WHAT IS EXPECTED
Copy out every line of the records where the string "this" occurs.

INPUT DATA
##############################
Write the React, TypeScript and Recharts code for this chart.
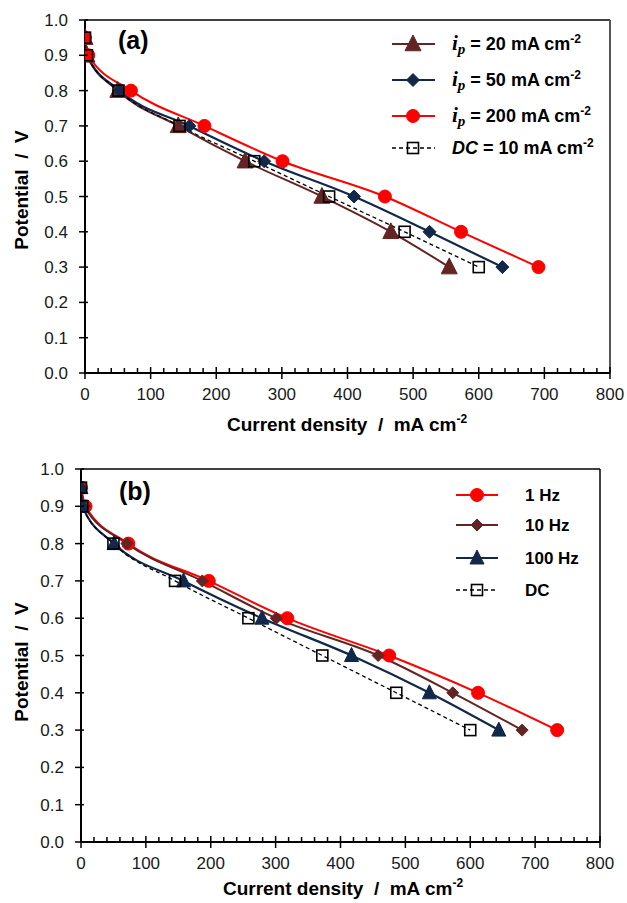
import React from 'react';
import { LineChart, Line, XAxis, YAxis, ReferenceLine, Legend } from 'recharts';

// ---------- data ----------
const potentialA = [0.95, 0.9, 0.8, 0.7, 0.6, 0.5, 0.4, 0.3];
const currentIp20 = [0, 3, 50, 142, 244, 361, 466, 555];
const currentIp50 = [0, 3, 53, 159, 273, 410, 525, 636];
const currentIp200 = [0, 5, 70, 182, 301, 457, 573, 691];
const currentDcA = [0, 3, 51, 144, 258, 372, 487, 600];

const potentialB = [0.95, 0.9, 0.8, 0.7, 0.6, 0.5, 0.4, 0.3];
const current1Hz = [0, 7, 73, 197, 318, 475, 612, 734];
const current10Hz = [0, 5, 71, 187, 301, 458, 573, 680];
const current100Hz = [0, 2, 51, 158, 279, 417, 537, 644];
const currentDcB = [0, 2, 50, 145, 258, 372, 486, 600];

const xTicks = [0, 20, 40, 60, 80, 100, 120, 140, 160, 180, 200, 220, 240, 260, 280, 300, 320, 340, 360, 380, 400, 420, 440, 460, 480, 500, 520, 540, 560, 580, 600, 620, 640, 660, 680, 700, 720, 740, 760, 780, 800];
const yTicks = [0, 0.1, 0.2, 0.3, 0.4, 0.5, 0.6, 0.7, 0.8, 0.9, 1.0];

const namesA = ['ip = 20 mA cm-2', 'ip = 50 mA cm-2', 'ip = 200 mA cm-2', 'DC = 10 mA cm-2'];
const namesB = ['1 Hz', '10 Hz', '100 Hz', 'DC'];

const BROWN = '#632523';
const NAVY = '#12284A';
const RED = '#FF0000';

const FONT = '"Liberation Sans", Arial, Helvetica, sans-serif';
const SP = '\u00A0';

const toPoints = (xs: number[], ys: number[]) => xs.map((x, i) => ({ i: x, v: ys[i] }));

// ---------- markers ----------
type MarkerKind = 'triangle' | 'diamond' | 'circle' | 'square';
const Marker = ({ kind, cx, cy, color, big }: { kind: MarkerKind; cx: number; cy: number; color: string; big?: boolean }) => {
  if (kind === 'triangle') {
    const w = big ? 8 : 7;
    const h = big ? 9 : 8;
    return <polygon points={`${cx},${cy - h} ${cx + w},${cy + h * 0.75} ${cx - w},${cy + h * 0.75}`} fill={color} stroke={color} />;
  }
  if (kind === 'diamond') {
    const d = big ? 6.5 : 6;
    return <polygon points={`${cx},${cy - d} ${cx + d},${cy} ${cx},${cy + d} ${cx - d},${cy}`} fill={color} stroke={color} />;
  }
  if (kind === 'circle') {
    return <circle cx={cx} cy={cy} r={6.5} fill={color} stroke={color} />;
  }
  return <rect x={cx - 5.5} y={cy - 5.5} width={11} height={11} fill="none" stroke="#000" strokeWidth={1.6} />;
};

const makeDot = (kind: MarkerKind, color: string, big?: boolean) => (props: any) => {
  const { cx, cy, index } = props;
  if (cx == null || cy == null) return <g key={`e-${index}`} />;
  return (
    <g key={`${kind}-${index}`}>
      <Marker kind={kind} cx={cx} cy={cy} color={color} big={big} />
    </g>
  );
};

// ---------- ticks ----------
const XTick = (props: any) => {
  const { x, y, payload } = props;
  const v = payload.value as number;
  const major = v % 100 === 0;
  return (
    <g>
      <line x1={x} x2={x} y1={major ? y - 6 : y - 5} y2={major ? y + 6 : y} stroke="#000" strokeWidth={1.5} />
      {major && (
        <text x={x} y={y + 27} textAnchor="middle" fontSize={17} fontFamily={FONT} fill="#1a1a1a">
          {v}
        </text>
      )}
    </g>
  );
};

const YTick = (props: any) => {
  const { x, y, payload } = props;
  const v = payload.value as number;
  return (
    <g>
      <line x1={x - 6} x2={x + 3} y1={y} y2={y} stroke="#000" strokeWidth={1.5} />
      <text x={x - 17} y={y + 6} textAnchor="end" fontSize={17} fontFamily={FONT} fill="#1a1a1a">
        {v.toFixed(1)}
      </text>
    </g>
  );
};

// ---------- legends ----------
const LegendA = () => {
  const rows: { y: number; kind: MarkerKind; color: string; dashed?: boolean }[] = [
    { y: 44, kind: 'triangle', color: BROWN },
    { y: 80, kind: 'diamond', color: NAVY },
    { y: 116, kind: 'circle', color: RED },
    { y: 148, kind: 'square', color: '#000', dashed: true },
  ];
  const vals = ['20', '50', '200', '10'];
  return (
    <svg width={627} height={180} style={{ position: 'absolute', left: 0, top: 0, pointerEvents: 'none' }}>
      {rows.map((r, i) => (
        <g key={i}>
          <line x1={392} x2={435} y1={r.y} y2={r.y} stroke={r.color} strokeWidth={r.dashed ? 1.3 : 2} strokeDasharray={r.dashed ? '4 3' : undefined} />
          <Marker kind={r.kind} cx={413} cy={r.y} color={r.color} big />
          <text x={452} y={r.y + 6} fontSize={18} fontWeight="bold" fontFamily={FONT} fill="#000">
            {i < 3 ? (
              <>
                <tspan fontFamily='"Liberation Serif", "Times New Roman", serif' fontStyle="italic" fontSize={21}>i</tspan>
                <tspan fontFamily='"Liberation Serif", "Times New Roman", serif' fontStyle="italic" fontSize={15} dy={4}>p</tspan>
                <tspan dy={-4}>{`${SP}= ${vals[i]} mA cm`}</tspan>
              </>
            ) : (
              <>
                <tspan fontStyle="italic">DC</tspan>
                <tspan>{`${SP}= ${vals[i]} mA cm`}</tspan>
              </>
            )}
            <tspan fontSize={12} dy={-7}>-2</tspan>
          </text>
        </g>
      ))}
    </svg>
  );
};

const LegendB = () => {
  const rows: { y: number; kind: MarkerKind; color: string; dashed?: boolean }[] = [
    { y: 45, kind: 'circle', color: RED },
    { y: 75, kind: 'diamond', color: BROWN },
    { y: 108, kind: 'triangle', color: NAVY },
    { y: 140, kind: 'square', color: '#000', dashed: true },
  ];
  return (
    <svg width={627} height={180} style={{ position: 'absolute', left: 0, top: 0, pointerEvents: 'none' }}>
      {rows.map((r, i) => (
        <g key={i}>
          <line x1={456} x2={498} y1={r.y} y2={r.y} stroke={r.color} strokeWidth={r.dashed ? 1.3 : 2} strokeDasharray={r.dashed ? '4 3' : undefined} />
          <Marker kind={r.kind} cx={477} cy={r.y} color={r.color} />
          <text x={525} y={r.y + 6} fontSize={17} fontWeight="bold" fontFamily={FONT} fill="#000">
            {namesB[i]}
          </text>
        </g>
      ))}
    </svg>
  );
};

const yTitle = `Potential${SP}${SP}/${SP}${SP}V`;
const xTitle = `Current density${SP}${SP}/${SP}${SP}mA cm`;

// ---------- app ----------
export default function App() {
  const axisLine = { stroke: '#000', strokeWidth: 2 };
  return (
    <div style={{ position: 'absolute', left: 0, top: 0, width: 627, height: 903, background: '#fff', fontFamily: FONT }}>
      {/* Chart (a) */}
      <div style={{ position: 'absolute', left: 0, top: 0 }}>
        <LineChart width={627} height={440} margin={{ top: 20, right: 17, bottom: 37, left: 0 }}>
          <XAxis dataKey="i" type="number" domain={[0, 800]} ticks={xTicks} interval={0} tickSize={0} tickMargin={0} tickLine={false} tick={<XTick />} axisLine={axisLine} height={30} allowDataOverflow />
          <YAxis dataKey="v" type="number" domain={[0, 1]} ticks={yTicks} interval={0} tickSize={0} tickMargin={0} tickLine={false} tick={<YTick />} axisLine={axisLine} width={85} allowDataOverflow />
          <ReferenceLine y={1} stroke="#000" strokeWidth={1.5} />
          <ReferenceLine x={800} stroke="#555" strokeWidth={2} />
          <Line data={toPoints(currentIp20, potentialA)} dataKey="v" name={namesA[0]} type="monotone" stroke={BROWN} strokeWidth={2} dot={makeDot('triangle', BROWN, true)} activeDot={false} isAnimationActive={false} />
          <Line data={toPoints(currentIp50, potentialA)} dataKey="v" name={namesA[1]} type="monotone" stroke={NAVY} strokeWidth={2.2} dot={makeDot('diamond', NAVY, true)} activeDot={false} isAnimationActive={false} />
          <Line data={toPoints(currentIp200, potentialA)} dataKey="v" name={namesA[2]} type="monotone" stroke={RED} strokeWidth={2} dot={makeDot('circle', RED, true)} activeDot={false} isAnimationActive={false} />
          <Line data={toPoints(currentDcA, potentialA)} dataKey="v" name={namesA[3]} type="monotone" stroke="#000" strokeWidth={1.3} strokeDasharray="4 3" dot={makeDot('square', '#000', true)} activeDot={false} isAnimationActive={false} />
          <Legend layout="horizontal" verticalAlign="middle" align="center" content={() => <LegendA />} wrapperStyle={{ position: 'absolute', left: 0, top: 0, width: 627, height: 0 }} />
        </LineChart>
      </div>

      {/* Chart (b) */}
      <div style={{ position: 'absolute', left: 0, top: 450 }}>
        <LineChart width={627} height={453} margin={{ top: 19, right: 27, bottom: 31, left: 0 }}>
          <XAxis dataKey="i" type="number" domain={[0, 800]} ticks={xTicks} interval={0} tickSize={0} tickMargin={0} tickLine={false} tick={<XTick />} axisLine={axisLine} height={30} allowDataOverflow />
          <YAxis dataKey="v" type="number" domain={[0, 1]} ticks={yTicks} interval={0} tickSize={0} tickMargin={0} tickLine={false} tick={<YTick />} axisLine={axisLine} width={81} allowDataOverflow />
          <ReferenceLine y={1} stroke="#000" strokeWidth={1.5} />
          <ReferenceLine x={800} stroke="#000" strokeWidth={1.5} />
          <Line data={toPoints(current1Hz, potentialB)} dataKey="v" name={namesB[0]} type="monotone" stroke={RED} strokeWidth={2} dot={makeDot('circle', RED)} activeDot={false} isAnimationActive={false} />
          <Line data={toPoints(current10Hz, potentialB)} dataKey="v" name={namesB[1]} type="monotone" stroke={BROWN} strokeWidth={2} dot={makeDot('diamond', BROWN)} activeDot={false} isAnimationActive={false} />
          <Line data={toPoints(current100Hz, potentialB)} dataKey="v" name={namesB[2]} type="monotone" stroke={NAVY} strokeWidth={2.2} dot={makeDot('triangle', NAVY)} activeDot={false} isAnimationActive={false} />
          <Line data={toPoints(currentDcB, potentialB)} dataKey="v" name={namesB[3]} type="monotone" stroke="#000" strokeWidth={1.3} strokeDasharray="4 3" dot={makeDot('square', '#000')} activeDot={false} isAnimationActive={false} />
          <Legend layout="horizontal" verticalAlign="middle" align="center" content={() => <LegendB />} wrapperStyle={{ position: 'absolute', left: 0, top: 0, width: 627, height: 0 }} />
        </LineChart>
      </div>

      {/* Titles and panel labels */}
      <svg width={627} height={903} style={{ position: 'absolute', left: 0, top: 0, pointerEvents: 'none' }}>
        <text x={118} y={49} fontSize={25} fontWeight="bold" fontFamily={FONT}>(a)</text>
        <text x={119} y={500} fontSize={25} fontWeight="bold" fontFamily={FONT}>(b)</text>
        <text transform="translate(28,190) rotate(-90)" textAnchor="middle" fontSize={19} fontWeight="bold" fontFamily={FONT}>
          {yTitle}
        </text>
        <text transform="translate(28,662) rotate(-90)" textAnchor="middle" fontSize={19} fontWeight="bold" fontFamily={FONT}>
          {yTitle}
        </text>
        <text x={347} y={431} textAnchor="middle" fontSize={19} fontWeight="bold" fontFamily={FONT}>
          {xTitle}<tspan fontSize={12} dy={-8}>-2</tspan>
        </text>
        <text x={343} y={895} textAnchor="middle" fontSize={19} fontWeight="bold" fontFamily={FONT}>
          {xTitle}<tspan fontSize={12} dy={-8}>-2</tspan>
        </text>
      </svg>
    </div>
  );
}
##############################
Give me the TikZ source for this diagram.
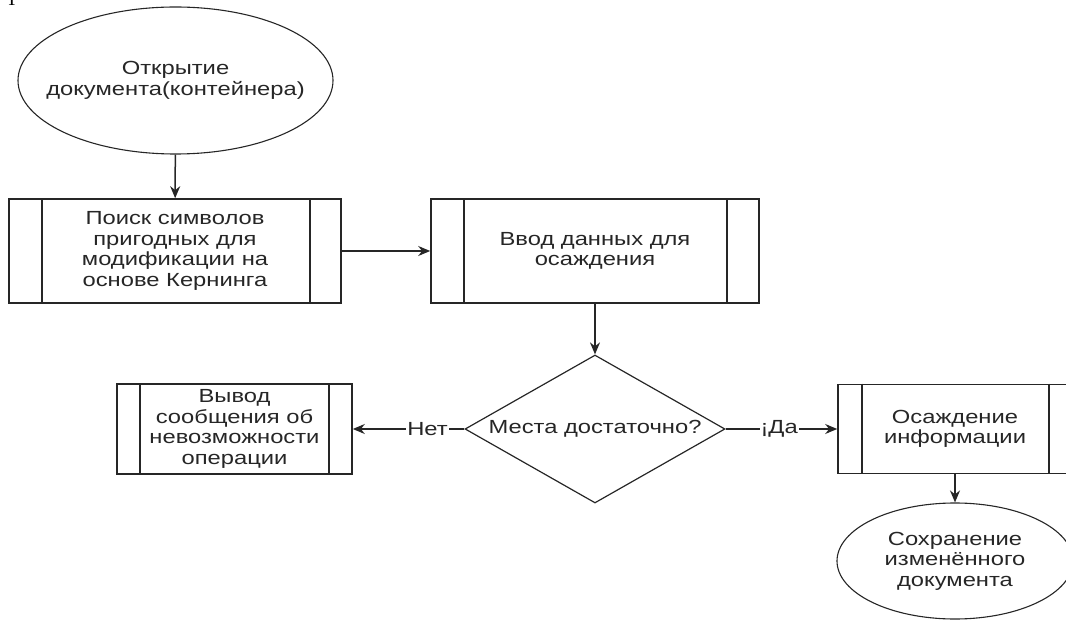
##############################
COMPLETE ANSWER
Write the React, TypeScript and Recharts code for this chart.
Give me the TikZ source for this diagram.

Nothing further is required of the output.